Naomi Long said reform of the system is needed to bring stability.

"Failure to act is ruining people's lives and jeopardising the Good Friday Agreement itself. By responding to those who up-end the institutions by pandering to their demands time after time, rather than ending their ability to do so, they are condemning devolution to death by a thousand collapses," she said.

"Our proposals for reform enshrine the right of parties to be in government based on the strength of their electoral mandate; however, they remove the right of any one party to deny the people of Northern Ireland a government.

"They allow those who wish to get on with the work of government to do so and those who don’t to sit it out if they choose - no-one is being excluded, unlike the current nonsense where everyone is."

She added: "Our proposals ensure that we end reliance on parallel consent votes to measure cross-community consent – ironically, the least cross-community votes of any in the Assembly, in that the votes of genuine cross-community parties count for less than others.

"Instead, they would be replaced with weighted majority voting, which would incentivise cooperation in a way that mutually reinforced vetoes have not and cannot."

Ms Long also criticised the fact that the party’s Assembly members elected last May have not been able to sit and work in a functioning power-sharing administration.

She said it would be better to remove all of the salary from members of the party blocking the restoration of power sharing than to reduce the pay of all.

"All of our MLAs and particularly those new MLAs have been elected to do a role that they are being denied the opportunity to perform in full," she said.

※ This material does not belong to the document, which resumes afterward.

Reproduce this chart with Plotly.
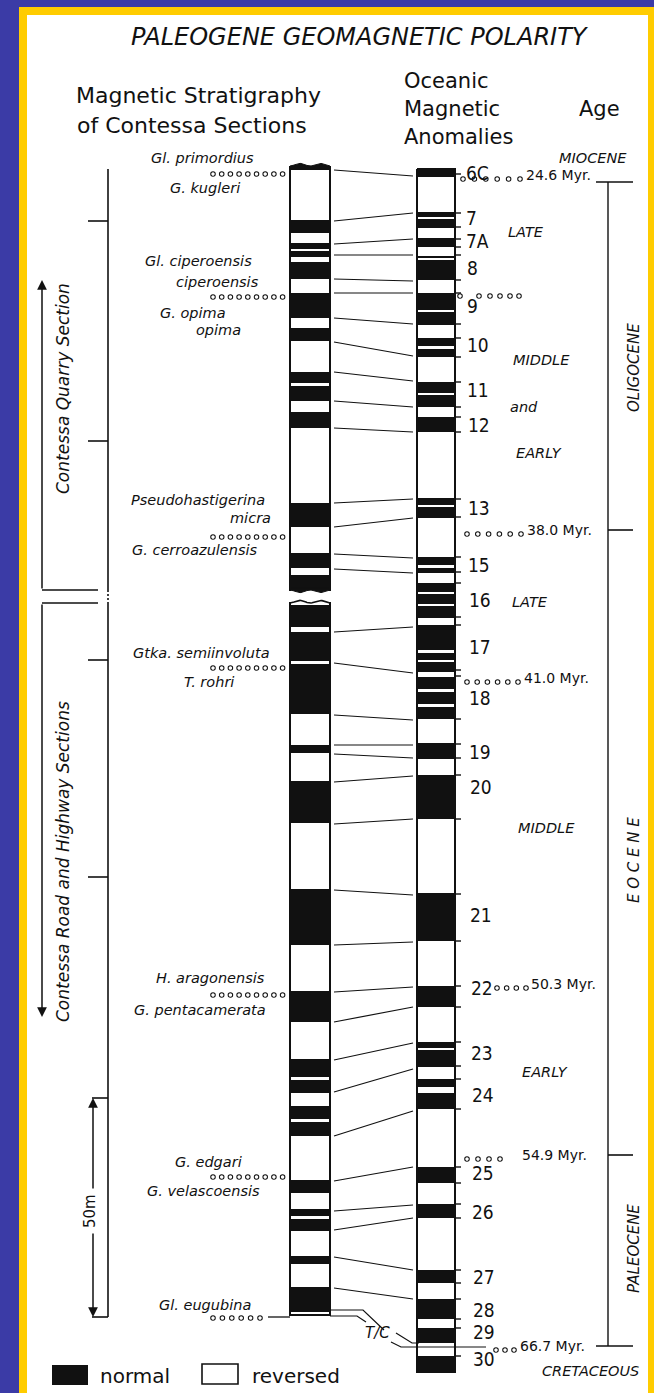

"They’ve been robbed of that opportunity not through their own actions or inactions, but because of the actions of another party. That isn’t fair on them, and it isn’t fair on the people who elected them."

She paid tribute to Patricia O’Lynn, who was elected in North Antrim last May, but has announced that she is leaving politics to take up a job with Queen’s University because of the uncertainty about the future of Stormont

"This is part of the price we all pay for the failure of the institutions: people with real talent, ability and ambition across all parties are either reluctant to get involved in the Assembly at all or reach a point where continuing becomes untenable," she said.

"If we want the Assembly to attract the kind of MLAs we need and retain them, the best of what Northern Ireland has to offer, then it needs to function. It needs to work."